After Stability, What Is Money For?

There is a phase of life that isn’t talked about much.

Before it, everything is clear. You earn, you save, you try to stay afloat. Money has urgency. It solves problems. It reduces risk. It buys time, or at least the possibility of it.

Most financial advice lives there.

But eventually, if things go reasonably well, you arrive somewhere quieter. Your income covers your life. You’re not constantly worried about bills. You may even be saving, somewhat consistently.

Nothing is wrong.

And yet, something starts to feel off.

It’s subtle. Not dissatisfaction exactly, and not guilt either. More like a lack of direction. Money is still moving—coming in, going out—but it no longer has a clear job. You don’t need most of what you’re spending, but you’re not sure what you should be doing instead.

So you default.

You buy things that are easy to justify. You spend a bit more on convenience. You allow small, forgettable purchases to accumulate. None of it is irresponsible. None of it breaks anything.

But none of it really builds anything either.

This is the part of money that rarely gets named: what to do with it when it is no longer urgent.

The instinctive answers don’t quite fit.

“Save more” eventually loses meaning if saving has already become automatic. “Invest more” shifts the question but doesn’t resolve it. Growing a number is not the same as knowing what that number is for.

At this point, the problem is no longer constraint. It’s allocation.

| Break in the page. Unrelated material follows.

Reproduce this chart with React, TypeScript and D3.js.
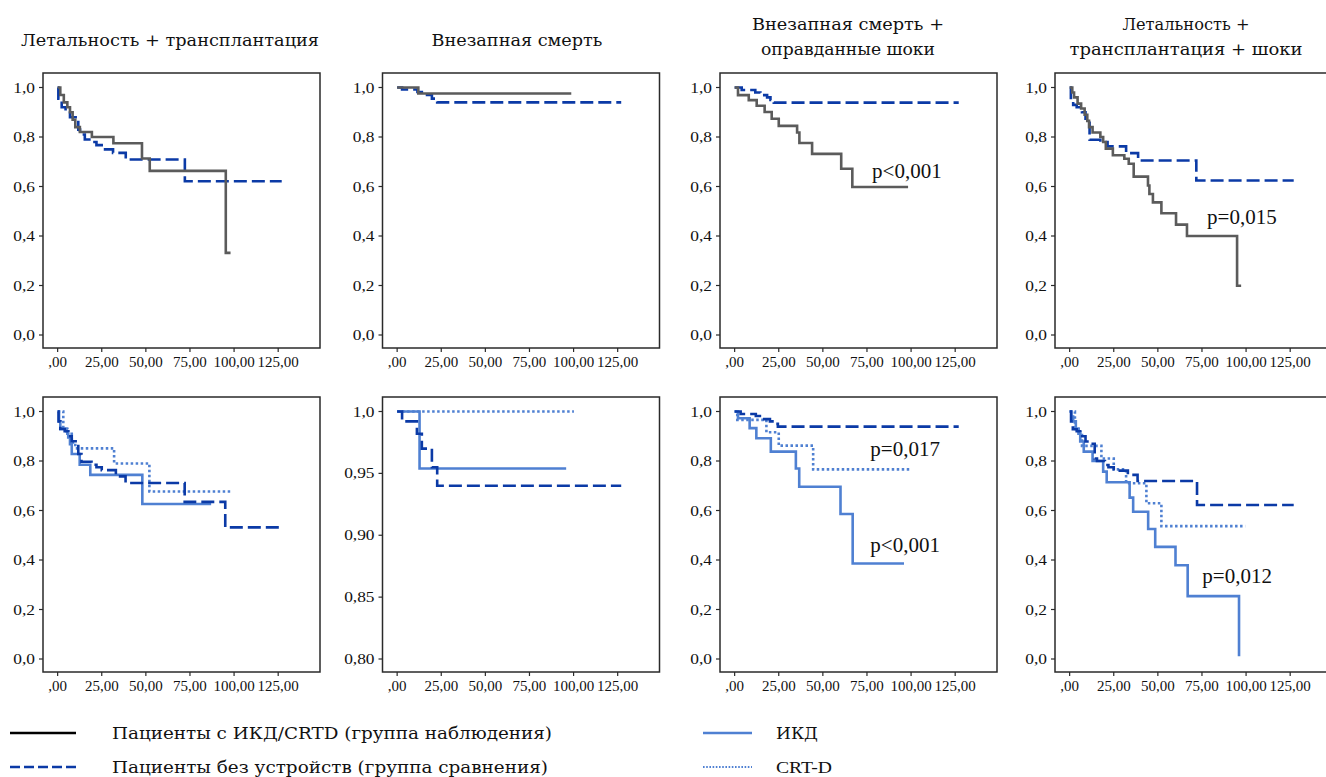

Not in the technical sense, but in the lived sense. Where should your surplus actually go, if the goal is not just to preserve it, but to make it count for something?

There are a few ways to notice the difference.

Some uses of money disappear almost immediately. They solve a moment, or smooth over a feeling, and then they’re gone. Others persist. Not always visibly, but in how they shape your days.

A chair you sit in every day. A routine that makes your body feel slightly more stable. A decision that removes a recurring friction you had stopped noticing. Time reclaimed in small, repeatable ways.

These are not dramatic changes. They don’t announce themselves. But they accumulate.

The difficulty is that nothing forces you to choose them. Urgent problems force decisions. Surplus does not. It leaves you with optionality, and optionality is easy to waste.

So the question shifts.

Not “Can I afford this?”
Not even “Is this worth it?”

But something quieter:

Will this still matter a little while from now?

If the answer is no, that’s not necessarily a reason to avoid it. But it is a signal. Most of your financial life after stability is made up of these small, repeatable signals.

Over time, they define the texture of your days.

What’s interesting is that none of this requires more discipline. In fact, it often requires less—less reaction, less drift, less unconscious accumulation of things that don’t quite stick.

It’s not about optimizing everything. It’s about noticing that once money stops being urgent, it becomes directional.

And direction, unlike urgency, is something you have to choose.